Autologous mesh skin grafting for the ulcer site was planned, under regional anesthesia (nerve block) under cover of LMWH. The rationale for this customized surgical approach was based on the fact that this protocol yielded a success rate of up to 75% (11).

3. Discussion

This case represents a provocative medical problem that required an MDT team of a vascular surgeon, a dermatologist, an internal Medicine specialist, paramedical staff and caregivers.
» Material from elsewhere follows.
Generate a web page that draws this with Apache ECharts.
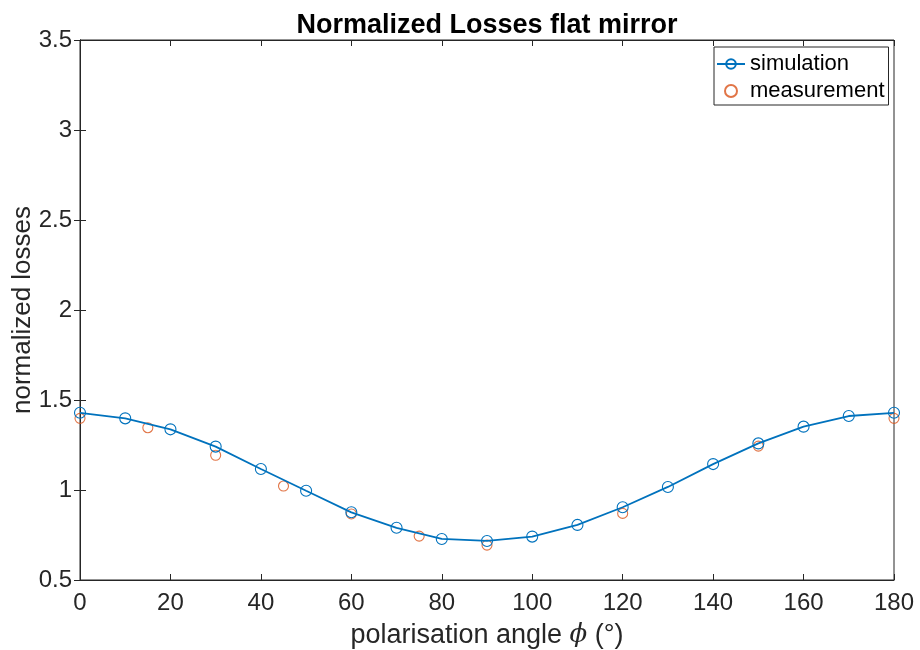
<!DOCTYPE html>
<html>
<head>
<meta charset="utf-8">
<script src="https://cdn.jsdelivr.net/npm/echarts@6/dist/echarts.min.js"></script>
<style>html,body{margin:0;padding:0;background:#fff}#c{width:920px;height:650px}</style>
</head>
<body>
<div id="c"></div>
<script>
const angles = [0,10,20,30,40,50,60,70,80,90,100,110,120,130,140,150,160,170,180];
const simulation = [1.429,1.398,1.337,1.241,1.117,0.996,0.876,0.790,0.728,0.717,0.741,0.806,0.904,1.017,1.144,1.259,1.352,1.411,1.429];
const measAngles = [0,15,30,45,60,75,90,120,150,180];
const measurement = [1.398,1.346,1.193,1.022,0.867,0.744,0.694,0.870,1.244,1.398];
const xTicks = {min:0, max:180, interval:20};
const yTicks = {min:0.5, max:3.5, interval:0.5};

const FONT = "'Liberation Sans', Arial, sans-serif";
const AX = '#262626';
const chart = echarts.init(document.getElementById('c'), null, {renderer:'canvas'});
const tickStyle = {show:true, inside:true, length:6, lineStyle:{color:AX, width:1}};
chart.setOption({
  animation:false,
  backgroundColor:'#fff',
  title:{text:'Normalized Losses flat mirror', left:482, top:7, textAlign:'center',
    textStyle:{fontFamily:FONT, fontSize:27, fontWeight:'bold', color:'#000'}},
  legend:{left:714, top:47, orient:'vertical', itemGap:5, itemWidth:28, itemHeight:12,
    padding:[6,4,3,2], borderColor:AX, borderWidth:1, backgroundColor:'#fff',
    textStyle:{fontFamily:FONT, fontSize:22, color:'#000'},
    data:['simulation','measurement']},
  grid:{left:80, right:26, top:40, bottom:70, show:true, borderColor:AX, borderWidth:1,
    backgroundColor:'transparent', containLabel:false, outerBoundsMode:'none'},
  xAxis:[{type:'value', min:xTicks.min, max:xTicks.max, interval:xTicks.interval, position:'bottom',
    axisLine:{show:true, lineStyle:{color:AX}}, axisTick:tickStyle, splitLine:{show:false},
    axisLabel:{fontFamily:FONT, fontSize:24, color:AX, margin:11},
    name:'{n|polarisation angle }{i|ϕ}{n| (°)}', nameLocation:'middle', nameGap:42, nameMoveOverlap:false,
    nameTextStyle:{rich:{n:{fontFamily:FONT, fontSize:27, color:AX}, i:{fontFamily:"'DejaVu Serif', serif", fontStyle:'italic', fontSize:26, color:AX}}}},
   {type:'value', min:xTicks.min, max:xTicks.max, interval:xTicks.interval, position:'top',
    axisLine:{show:true, lineStyle:{color:AX}}, axisTick:tickStyle, axisLabel:{show:false}, splitLine:{show:false}}],
  yAxis:[{type:'value', min:yTicks.min, max:yTicks.max, interval:yTicks.interval, position:'left',
    axisLine:{show:true, lineStyle:{color:AX}}, axisTick:tickStyle, splitLine:{show:false},
    axisLabel:{fontFamily:FONT, fontSize:24, color:AX, margin:8},
    name:'normalized losses', nameLocation:'middle', nameGap:44, nameRotate:90, nameMoveOverlap:false,
    nameTextStyle:{fontFamily:FONT, fontSize:26, color:AX}},
   {type:'value', min:yTicks.min, max:yTicks.max, interval:yTicks.interval, position:'right',
    axisLine:{show:true, lineStyle:{color:AX}}, axisTick:tickStyle, axisLabel:{show:false}, splitLine:{show:false}}],
  series:[
    {name:'simulation', type:'line', data:angles.map((a,i)=>[a, simulation[i]]),
     symbol:'circle', symbolSize:11, showAllSymbol:true,
     lineStyle:{color:'#0072BD', width:1.8},
     itemStyle:{color:'rgba(255,255,255,0)', borderColor:'#0072BD', borderWidth:1.1}},
    {name:'measurement', type:'scatter', data:measAngles.map((a,i)=>[a, measurement[i]]),
     symbol:'circle', symbolSize:10,
     itemStyle:{color:'rgba(255,255,255,0)', borderColor:'#D95319', borderWidth:1.1}}
  ]
});
</script>
</body>
</html>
The cornerstone challenge to both the physicians and the caregivers was that the patient was an elderly patient, who developed DSD, in parallel with other medical complications including dehydration and subsequent decline in RFT, insomnia, hyperactivity and aggression as a result of the acute confusional state. Surgical complications also arose including venous ulceration as a consequence of chronic venous insufficiency and venous thrombosis. The venous ulceration was not feasible for classical surgical intervention due to patient’s advanced age, impaired renal functions and the overall low level of immunity.

The uncontrolled DSD left the patient in a very distressed state, beyond the capacity of the caregivers and the medical staff. Luckily, the patient responded to an adjusted dose of Haloperidol. Once patient’s DSD was under control, the patient started to be more cooperative with caregivers, and willingly accepted her medications, and cooperated with the medical and paramedical staff. The patient’s condition was finally stabilized and she was discharged from the hospital, to be scheduled later for surgical intervention, using an autologous mesh split-thickness skin grafting, under regional anesthesia.